Press Release
February 23, 2006

Senate did not block move to return police powers to local executives

Contrary to the claim of Manila Mayor Lito Atienza, the Senate did not block the clamor of mayors and governors to return the administrative and operational control over the local police to local government units, lawyer Antonio Gallardo, chief of staff and spokesperson of Senate President Franklin Drilon said today.

In a statement, Gallardo deplored that Atienza was "peddling lies" against the Senate when he declared in a recent gathering of local officials that the Senate had blocked the proposed devolution of police functions to local government units.

He noted that Atienza made the claim in an apparent effort to convince the public to support the campaign of the ruling Lakas-CMD political party led by House Speaker Jose De Venecia to amend the 1987 Constitution and transform the present presidential form of government to a parliamentary form of government.

Gallardo appealed to Atienza "to stick to the real issues in the cha-cha debates and avoid peddling white lies and inaccurate data to deceive the Filipino people into supporting Charter Change."

"It is unfortunate that Mayor Atienza has decided to board the Joe de Venecia-Lakas-CMD express train that will ram Charter Change down the throats of the Filipino people through the use of underhanded and unscrupulous means," Gallardo said.

On the Atienza claim that the Senate blocked the efforts of mayors and governors to get back control over the local police, Gallardo said this was not possible because records will show that in 1999, the Senate had approved the bill which would empower mayors and governors to effectively maintain peace and order in their localities through the devolution of police powers to local government units.

After its approval, Gallardo said, the Senate bill was transmitted to the House of Representatives for concurrence. The Lower House, however, unfortunately, failed to approve the measure.

Since 1946 when the Philippines attained its independence from the United States, Gallardo recalled "the Senate has stood gallantly and fearlessly in favor of individual liberties and freedoms, including freedom of speech and of the press, freedom from arbitrary arrests, the equal protection of the law and clean elections."

Gallardo also lamented that Atienza did a disservice to the nation by calling for the abolition of the Senate for its alleged history of "obstructionism."

He said Atienzas speech in a recent Manila rally advocating charter change was an "insult against the great Filipino statesmen, patriots and nationalists who had served in the Philippine Senate like President Manuel L. Quezon, President Manuel Roxas, Claro M. Recto, Jose P. Laurel, Camilo Osias, Lorenzo Taada, Ninoy Aquino, Jose W. Diokno and many others."

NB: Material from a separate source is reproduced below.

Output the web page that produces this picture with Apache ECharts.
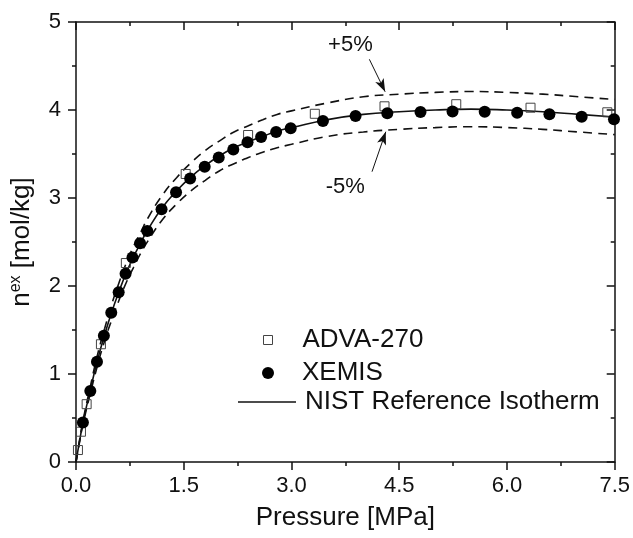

He added that it was also the Senate that exposed many corruption cases in government, including the Tambobong-Buenavista deal during the Quirino administration, the import control rackets and immigration scandals of the 50s and 60s and the massacre of Muslim soldiers on Corregidor Island prior to President Marcoss declaration of martial law.

"Senators like Taada and Diokno risked their lives in opposing the Marcos martial rule, and Aquino in fact was murdered for opposing the Marcos dictatorship," said Gallardo. "Since its existence, the Senate has been the bulwark of Filipino liberties and freedom, and has been a vanguard in the fight against corruption. Mr. Atienza, alas, succeeded in besmirching their noble names in order merely to serve his own inordinate ambitions."

"Is it obstructionism to investigate large-scale plunder of government funds like the P728 million fertilizer scam? Is it obstructionism to look into how the P35 billion recovered Marcos wealth was spent just in two years? Is it also obstructionism to find out how much the Northrail project was grossly overpriced?" Gallardo asked.